It was a long silence from me - reasons were few. I was finishing the class, preparing for the final exam, had a conference in Phoenix, then three sessions of finals, finally caught a bad cold and spent few days in bed.1. I have not lost a single pound this year so far2. I can eat anything3. That is bad combination.4. Not feeling great
During the conference, which just happen to be in five star resort with abundance of food and liqueur, it was hard to stay focused on picking the 'right' food, avoid temptations, etc. I stayed away from alcohol, coffee, but I had discovered that I can have a piece of pastry without punishment. Sorry, the punishment was strictly mental.
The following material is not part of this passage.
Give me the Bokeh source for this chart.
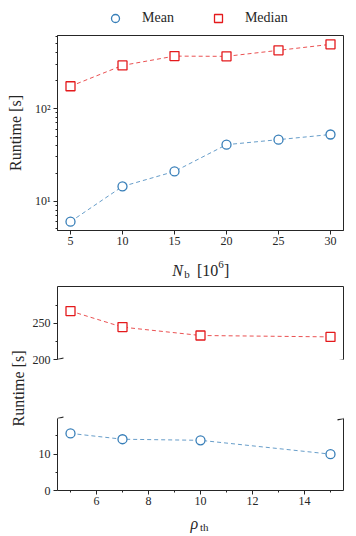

Last few days I am recovering from the cold. I feel weak, I see that my muscles deteriorated, and I am still feeling without any energy. Going to the gym is still a future project, going to bed is much easier accomplished. I am becoming worried that my surgery was limited to my 'gastric' system and not my brain, do I need some kind of hypnosis? Weight Watchers help as a weekly reminder, bariatric center support meetings are monthly reminder, but I feel like I need it every hour. For the first time I have doubts, I am afraid that I am failing. I am still 35 lbs away from my goal and I will not accept compromise.
I made an appointment for tomorrow with my general practitioner to see what can be done with my total lack of energy, but as of now I have been trying to evaluate what is happening. I am not sure. I see the cycle of no energy, no exercise, increased hunger, no weight loss, and I seem to be powerless to break out of it.